- Born: 25 January 1908 Kokapur near Modasa, Gujarat, India
- Died: 20 September 2006 (aged 98) Ahmedabad, Gujarat
- Occupation: Author
- Spouse: Rasikbala
- Children: Dr Shriram Soni, Dr Jayram Soni, Pratima Mody
- Writing career
- Language: Gujarati
- Notable awards: Ranjitram Suvarna Chandrak

= Ramanlal Soni =

Indian writer (1908–2006)

Ramanlal Pitambardas Soni (25 January 1908 – 20 September 2006), also known by his pen name Sudamo, was a children's writer, translator, and social worker from Gujarat, India. He authored primarily in Gujarati language.

== Biography ==
He was born on 25 January 1908 in Kokapur near Modasa in north Gujarat. He completed his school education in Modasa. In 1940, he completed a BA from Agra University. He came back to Modasa and joined Modasa high school as a principal. He left a job in 1945 to be involved in social work. He went to Yerwada Central Jail during satyagraha movement in 1932 where he learned Bengali language. Later, he served as a member of the legislative assembly of Bombay state from 1952 to 1957. He was married to Rasikbala Soni and had three children. Dr Shriram, Jayram and Pratima. Doctor by profession, his eldest son Shriram is married to anesthesiologist and renowned Gujarati-Odiya translator Dr Renuka Soni. He died on 20 September 2006 at Ahmedabad.

== Works ==
He wrote original as well as translated and adapted children's literature.

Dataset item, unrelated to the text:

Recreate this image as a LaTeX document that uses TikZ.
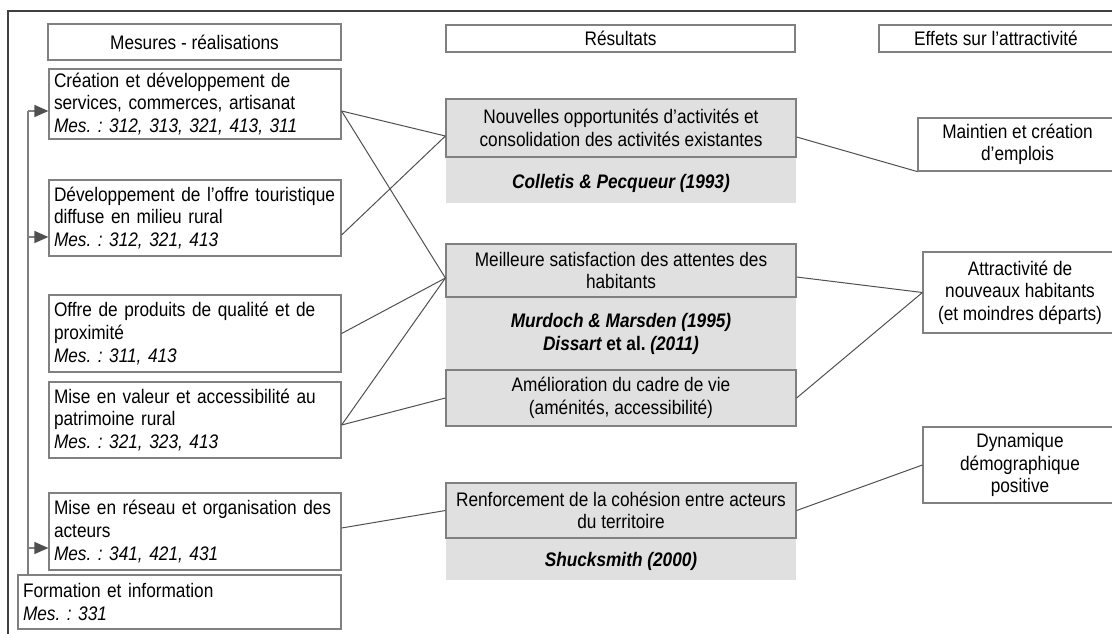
\documentclass[tikz,border=0pt]{standalone}
\usepackage{fontspec}
\setmainfont{Liberation Sans}[FakeStretch=0.88]
\usetikzlibrary{arrows.meta}
\frenchspacing
\definecolor{fondgris}{RGB}{224,224,224}
\definecolor{bordgris}{RGB}{128,128,128}
\definecolor{traitgris}{RGB}{80,80,80}
\definecolor{cadregris}{RGB}{64,64,64}
\tikzset{
  txt/.style={font=\fontsize{9.8pt}{11.3pt}\selectfont, text=black},
  mesure/.style={txt, draw=bordgris, line width=0.6pt, align=left, inner xsep=2.5pt, inner ysep=0pt},
  titre/.style={txt, draw=bordgris, line width=0.6pt, inner sep=0pt},
  resultat/.style={txt, draw=bordgris, line width=0.6pt, fill=fondgris, align=center, inner sep=0pt, minimum width=175pt},
  fond/.style={fill=fondgris, inner sep=0pt, minimum width=175pt},
  auteur/.style={txt, align=center, font=\fontsize{9.8pt}{11.3pt}\selectfont\bfseries\itshape},
  effet/.style={txt, draw=bordgris, line width=0.6pt, align=center, inner sep=0pt},
  lien/.style={draw=traitgris, line width=0.5pt},
  fleche/.style={draw=bordgris, line width=0.7pt, -{Triangle[length=7pt,width=6pt,color=traitgris]}}
}
\begin{document}
\begin{tikzpicture}[x=0.5pt, y=-0.5pt]
\useasboundingbox (0,0) rectangle (1112,633);
% cadre
\draw[cadregris, line width=0.9pt] (8,640) -- (8,11) -- (1120,11);

% en-tetes
\node[titre, minimum width=146.5pt, minimum height=18pt] (hMes) at (194.5,42) {Mesures - réalisations};
\node[titre, minimum width=174.5pt, minimum height=13.5pt] (hRes) at (620.5,38.5) {Résultats};
\node[titre, minimum width=117pt, minimum height=13.5pt] (hEff) at (996,38.5) {Effets sur l’attractivité};

% mesures
\node[mesure, text width=141pt, minimum height=35pt] (bCrea) at (195,104) {Création et développement de\\services, commerces, artisanat\\\textit{Mes. : 312, 313, 321, 413, 311}};
\node[mesure, text width=141pt, minimum height=38pt] (bTour) at (195,218) {Développement de l’offre touristique\\diffuse en milieu rural\\\textit{Mes. : 312, 321, 413}};
\node[mesure, text width=141pt, minimum height=38.5pt] (bProd) at (195,333.5) {Offre de produits de qualité et de\\proximité\\\textit{Mes. : 311, 413}};
\node[mesure, text width=141pt, minimum height=38pt] (bPatr) at (195,420) {Mise en valeur et accessibilité au\\patrimoine rural\\\textit{Mes. : 321, 323, 413}};
\node[mesure, text width=141pt, minimum height=38.5pt] (bRes) at (195,531.5) {Mise en réseau et organisation des\\acteurs\\\textit{Mes. : 341, 421, 431}};
\node[mesure, text width=156.5pt, minimum height=27pt] (bForm) at (179.5,602) {Formation et information\\\textit{Mes. : 331}};

% fleches de gauche
\draw[bordgris, line width=0.7pt] (28,111) -- (28,575);
\foreach \b/\y in {bCrea/111, bTour/237, bRes/548}
  \draw[fleche] (28,\y) -- (\b.west |- 0,\y);

% resultats
\node[fond, minimum height=52pt] (fNouv) at (621,151) {};
\node[fond, minimum height=91pt] (fMeil) at (621,335) {};
\node[fond, minimum height=48.5pt] (fRenf) at (621,531.5) {};
\node[resultat, minimum height=29pt] (nNouv) at (621,128) {Nouvelles opportunités d’activités et\\consolidation des activités existantes};
\node[auteur] (tColl) at (621,183) {Colletis \& Pecqueur (1993)};
\node[resultat, minimum height=26.5pt] (nMeil) at (621,270.5) {Meilleure satisfaction des attentes des\\habitants};
\node[auteur] (tMurd) at (621,334) {Murdoch \& Marsden (1995)\\Dissart {\upshape et al.} (2011)};
\node[resultat, minimum height=28pt] (nAmel) at (621,398) {Amélioration du cadre de vie\\(aménités, accessibilité)};
\node[resultat, minimum height=27.5pt] (nRenf) at (621,510.5) {Renforcement de la cohésion entre acteurs\\du territoire};
\node[auteur] (tShuck) at (621,561) {Shucksmith (2000)};

% effets
\node[effet, minimum width=99.5pt, minimum height=26.5pt] (nMaint) at (1017.5,144.5) {Maintien et création\\d’emplois};
\node[effet, minimum width=97pt, minimum height=40.5pt] (nAttr) at (1020,292.5) {Attractivité de\\nouveaux habitants\\(et moindres départs)};
\node[effet, minimum width=97pt, minimum height=38pt] (nDyn) at (1020,465) {Dynamique\\démographique\\positive};

% liens
\draw[lien] ([yshift=-3.5pt]bCrea.east) -- ([yshift=-4pt]nNouv.west);
\draw[lien] ([yshift=-3.5pt]bCrea.east) -- ([yshift=-3.75pt]nMeil.west);
\draw[lien] ([yshift=-8.5pt]bTour.east) -- ([yshift=-4pt]nNouv.west);
\draw[lien] (bProd.east) -- ([yshift=-3.75pt]nMeil.west);
\draw[lien] ([yshift=-2.5pt]bPatr.east) -- ([yshift=-3.75pt]nMeil.west);
\draw[lien] ([yshift=-2.5pt]bPatr.east) -- (nAmel.west);
\draw[lien] ([yshift=1.75pt]bRes.east) -- (nRenf.west);
\draw[lien] ([yshift=-4.5pt]nNouv.east) -- (nMaint.south west);
\draw[lien] ([yshift=-3.25pt]nMeil.east) -- (nAttr.west);
\draw[lien] (nAmel.east) -- (nAttr.west);
\draw[lien] (nRenf.east) -- (nDyn.west);
\end{tikzpicture}
\end{document}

He wrote stories, poems, rhymes, plays, and biographies for them. Many of his stories and poems were published in the Zagmag column of Gujarat Samachar in the 1990s. His autobiography titled Rakh nu Pankhi was published in 1999. He translated Bengali literature into Gujarati. Some notable works include Gora, Chokher Bali, Rajarshi by Rabindranath Tagore; Shrikant by Sarat Chandra Chattopadhyay. He also translated works of Tarashankar Bandopadhyay and Ishwar Chandra Vidyasagar.

== Awards ==
He was awarded Ranjitram Suvarna Chandrak, the highest literary award in the Gujarati language, in 1996. He also received Gujarat Gaurav Puraskar by the Government of Gujarat in 1999.